## WORK TO DO
Take every line where the string "this" appears and copy it.

## Source code of charts
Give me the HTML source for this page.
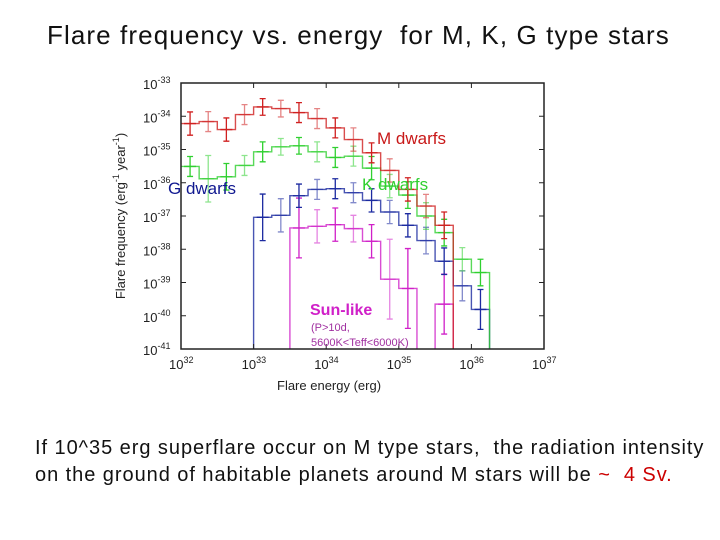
<!DOCTYPE html>
<html><head><meta charset="utf-8"><style>
body{margin:0;background:#fff;width:720px;height:540px;overflow:hidden;font-family:"Liberation Sans",sans-serif}
.t{position:absolute;white-space:nowrap}
</style></head><body>
<div class="t" style="left:47px;top:20px;font-size:26px;letter-spacing:1.1px;color:#111">Flare frequency vs. energy&nbsp; for M, K, G type stars</div>
<svg id="chart" width="720" height="540" style="position:absolute;left:0;top:0" xmlns="http://www.w3.org/2000/svg"></svg>
<div class="t" style="left:35px;top:437px;font-size:20px;letter-spacing:0.95px;color:#111">If 10^35 erg superflare occur on M type stars,&nbsp; the radiation intensity</div>
<div class="t" style="left:35px;top:464px;font-size:20px;letter-spacing:0.95px;color:#111">on the ground of habitable planets around M stars will be <span style="color:#c00">~&nbsp; 4 Sv.</span></div>
<script>
const binStart = [32.0,32.0,33.0,33.5];
const binWidth = 0.25;
const mVals = [-34.22,-34.16,-34.4,-33.95,-33.72,-33.77,-33.89,-34.07,-34.35,-34.7,-35.1,-35.63,-36.2,-36.7,-37.28];
const kVals = [-35.51,-35.88,-35.82,-35.48,-35.07,-34.92,-34.89,-35.07,-35.24,-35.2,-35.56,-36.1,-36.37,-37.0,-37.5,-38.3,-38.7];
const gVals = [-37.04,-36.98,-36.39,-36.2,-36.18,-36.3,-36.53,-36.88,-37.28,-37.74,-38.36,-39.1,-39.81];
const sVals = [-37.36,-37.31,-37.26,-37.38,-37.76,-38.9,-39.18,null,-39.65];
const mErr = [0.35,0.3,0.35,0.3,0.25,0.25,0.3,0.3,0.3,0.35,0.3,0.35,0.35,0.35,0.4];
const kErr = [0.3,0.7,0.4,0.3,0.3,0.25,0.25,0.3,0.3,0.3,0.35,0.35,0.4,0.4,0.4,0.35,0.4];
const gErr = [0.7,0.5,0.35,0.3,0.3,0.3,0.35,0.35,0.35,0.4,0.4,0.45,0.6];
const sErr = [0.9,0.5,0.5,0.4,0.5,1.2,1.2,null,0.9];
const xTicks = [32,33,34,35,36,37];
const yTicks = [-33,-34,-35,-36,-37,-38,-39,-40,-41];
const X0=181,X1=544,Y0=83,Y1=349;
const xs = v => X0+(v-32)/5*(X1-X0);
const ys = v => Y0+(-33-v)/8*(Y1-Y0);
const svg=document.getElementById('chart');
const NS='http://www.w3.org/2000/svg';
function mk(tag,attrs,parent){const e=document.createElementNS(NS,tag);for(const k in attrs)e.setAttribute(k,attrs[k]);(parent||svg).appendChild(e);return e;}
function series(vals,errs,start,color,name){
  const g=mk('g',{});
  
  
  let d='';let prevNull=true;
  vals.forEach((v,i)=>{
    const a=xs(start+i*binWidth),b=xs(start+(i+1)*binWidth);
    if(v===null){ if(!prevNull) d+='L'+a+','+Y1; prevNull=true; return; }
    const y=ys(v);
    if(prevNull){ if(start+i*binWidth>32) d+='M'+a+','+Y1+'L'+a+','+y; else d+='M'+a+','+y; } else d+='L'+a+','+y;
    d+='L'+b+','+y; prevNull=false;
    const c=(a+b)/2,e=errs[i];
    const op=i%2?0.55:1;
    const eb=mk('path',{d:'M'+c+','+ys(v+e)+'V'+ys(v-e)+'M'+(c-3)+','+ys(v+e)+'h6M'+(c-3)+','+ys(v-e)+'h6M'+(c-6)+','+y+'h12',stroke:color,'stroke-width':1.3,fill:'none',opacity:op},g);
    
    
  });
  if(!prevNull) d+='L'+xs(start+vals.length*binWidth)+','+Y1;
  const p=mk('path',{d:d,stroke:color,'stroke-width':1.4,fill:'none',opacity:0.8},g);
  
  
}
series(sVals,sErr,binStart[3],'#d020c8','sun-like-series');
series(gVals,gErr,binStart[2],'#1c2aa0','g-dwarfs-series');
series(kVals,kErr,binStart[1],'#30d030','k-dwarfs-series');
series(mVals,mErr,binStart[0],'#d02020','m-dwarfs-series');
const frame=mk('rect',{x:X0,y:Y0,width:X1-X0,height:Y1-Y0,fill:'none',stroke:'#222','stroke-width':1.5});


xTicks.forEach(t=>{
  const x=xs(t);
  mk('line',{x1:x,x2:x,y1:Y1,y2:Y1-5,stroke:'#222'});
  mk('line',{x1:x,x2:x,y1:Y0,y2:Y0+5,stroke:'#222'});
  const tx=mk('text',{x:x-12,y:Y1+20,'font-size':13,fill:'#222'});
  
  
  tx.innerHTML='10<tspan dy="-6" font-size="9">'+t+'</tspan>';
});
yTicks.forEach(t=>{
  const y=ys(t);
  mk('line',{x1:X0,x2:X0+5,y1:y,y2:y,stroke:'#222'});
  mk('line',{x1:X1,x2:X1-5,y1:y,y2:y,stroke:'#222'});
  const tx=mk('text',{x:143,y:y+6,'font-size':13,fill:'#222'});
  
  
  tx.innerHTML='10<tspan dy="-6" font-size="9">'+t+'</tspan>';
});
function label(x,y,txt,size,color,name,extra){const t=mk('text',Object.assign({x:x,y:y,'font-size':size,fill:color},extra||{}));t.textContent=txt;return t;}
label(377,144,'M dwarfs',17,'#c81818','m-dwarfs-label');
label(362,190,'K dwarfs',17,'#30d030','k-dwarfs-label');
label(168,194,'G dwarfs',17,'#101890','g-dwarfs-label');
label(310,315,'Sun-like',16,'#d020c8','sun-like-label',{'font-weight':'bold'});
label(311,331,'(P>10d,',11,'#a030a0','sun-like-note-1');
label(311,346,'5600K<Teff<6000K)',11,'#a030a0','sun-like-note-2');
label(277,390,'Flare energy (erg)',13,'#222','x-axis-title');
const yt=label(0,0,'',13,'#222','y-axis-title',{transform:'translate(125,216) rotate(-90)','text-anchor':'middle'});
yt.innerHTML='Flare frequency (erg<tspan dy="-6" font-size="9">-1</tspan><tspan dy="6"> year</tspan><tspan dy="-6" font-size="9">-1</tspan><tspan dy="6">)</tspan>';
</script>
</body></html>
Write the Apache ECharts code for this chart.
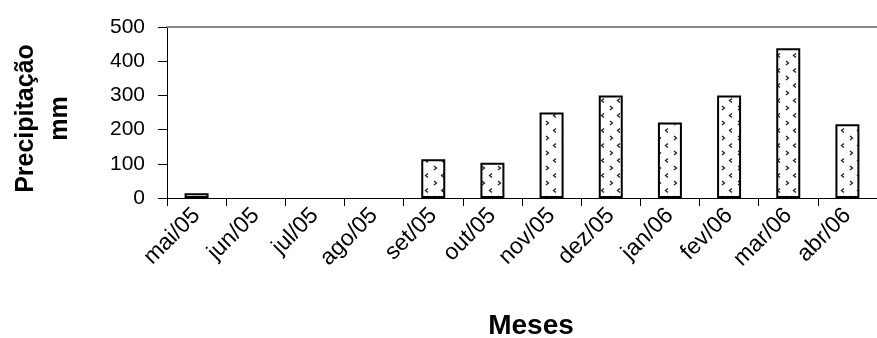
<!DOCTYPE html>
<html>
<head>
<meta charset="utf-8">
<script src="https://cdn.jsdelivr.net/npm/echarts@6/dist/echarts.min.js"></script>
<style>
  html, body { margin: 0; padding: 0; background: #fff; }
  #chart { width: 877px; height: 338px; }
</style>
</head>
<body>
<div id="chart"></div>
<script>
// Monthly rainfall, May 2005 – April 2006
const months = ['mai/05', 'jun/05', 'jul/05', 'ago/05', 'set/05', 'out/05',
                'nov/05', 'dez/05', 'jan/06', 'fev/06', 'mar/06', 'abr/06'];
const rainfall = [14, 0, 0, 0, 113, 103, 250, 300, 221, 300, 438, 216];
const yTicks = [0, 100, 200, 300, 400, 500];

// Small tile with scattered chevrons used as the bar fill
function makePattern() {
  const c = document.createElement('canvas');
  c.width = 16; c.height = 15;
  const g = c.getContext('2d');
  g.fillStyle = '#fff';
  g.fillRect(0, 0, 16, 15);
  g.strokeStyle = '#222';
  g.lineWidth = 1.3;
  function chev(x, y, dir) {
    g.beginPath();
    g.moveTo(x, y);
    g.lineTo(x + 2.5 * dir, y + 2);
    g.lineTo(x, y + 4);
    g.stroke();
  }
  chev(2, 1, 1);
  chev(12, 8.5, -1);
  return c;
}

const chart = echarts.init(document.getElementById('chart'), null, { renderer: 'canvas' });
const font = 'Liberation Sans, Arial, sans-serif';

// months with no rain get no outline, so nothing is drawn for them
const barData = rainfall.map(v => v === 0 ? { value: v, itemStyle: { borderWidth: 0 } } : v);

chart.setOption({
  animation: false,
  backgroundColor: '#fff',
  grid: { left: 167, top: 27, right: -14, bottom: 140, containLabel: false },
  xAxis: [{
    type: 'category',
    data: months,
    axisLine: { lineStyle: { color: '#000', width: 1 } },
    axisTick: { show: true, alignWithLabel: false, length: 8, lineStyle: { color: '#000' } },
    axisLabel: {
      rotate: 45, interval: 0, margin: 14,
      fontFamily: font, fontSize: 23, color: '#000'
    },
    splitLine: { show: false }
  }, {
    // thin rule across the top of the plot
    type: 'category',
    data: months,
    position: 'top',
    axisLine: { lineStyle: { color: '#888', width: 2 } },
    axisTick: { show: false },
    axisLabel: { show: false }
  }],
  yAxis: {
    type: 'value',
    min: yTicks[0],
    max: yTicks[yTicks.length - 1],
    interval: 100,
    name: 'Precipitação\nmm',
    nameLocation: 'middle',
    nameRotate: 90,
    nameGap: 90,
    nameTextStyle: {
      fontFamily: font, fontSize: 25, fontWeight: 'bold', color: '#000',
      lineHeight: 34, padding: [0, 12, 0, 0]
    },
    axisLine: { show: true, lineStyle: { color: '#000', width: 1 } },
    axisTick: { show: true, length: 9, lineStyle: { color: '#000' } },
    axisLabel: { fontFamily: font, fontSize: 21, color: '#000', margin: 22 },
    splitLine: { show: false }
  },
  series: [{
    type: 'bar',
    data: barData,
    barWidth: 24,
    itemStyle: {
      color: { image: makePattern(), repeat: 'repeat' },
      borderColor: '#000',
      borderWidth: 2
    }
  }],
  graphic: [{
    type: 'text',
    x: 531, y: 326,
    style: {
      text: 'Meses',
      font: 'bold 28px ' + font,
      fill: '#000',
      align: 'center',
      verticalAlign: 'middle'
    }
  }]
});
</script>
</body>
</html>
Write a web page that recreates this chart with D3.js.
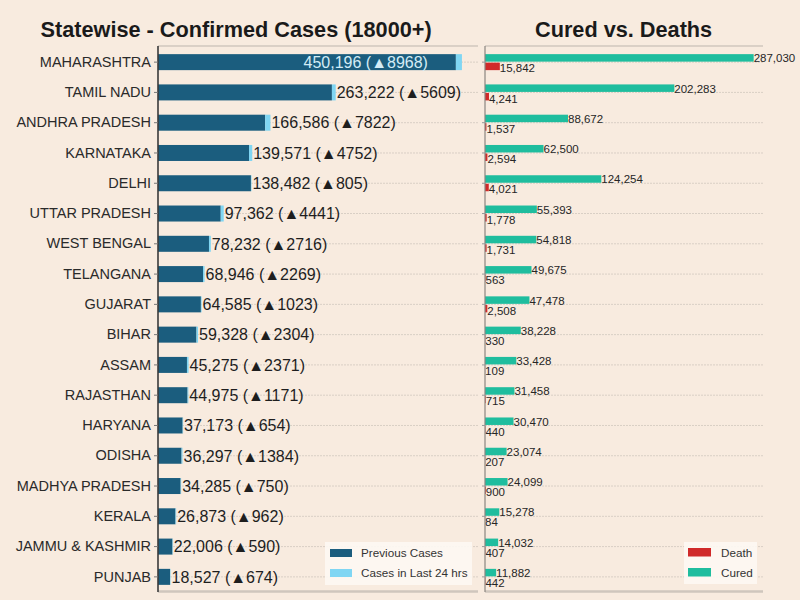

## WORKED SOLUTION
Give me the HTML source for this page.
Write the Apache ECharts code for this chart.
Write a web page that recreates this chart with D3.js.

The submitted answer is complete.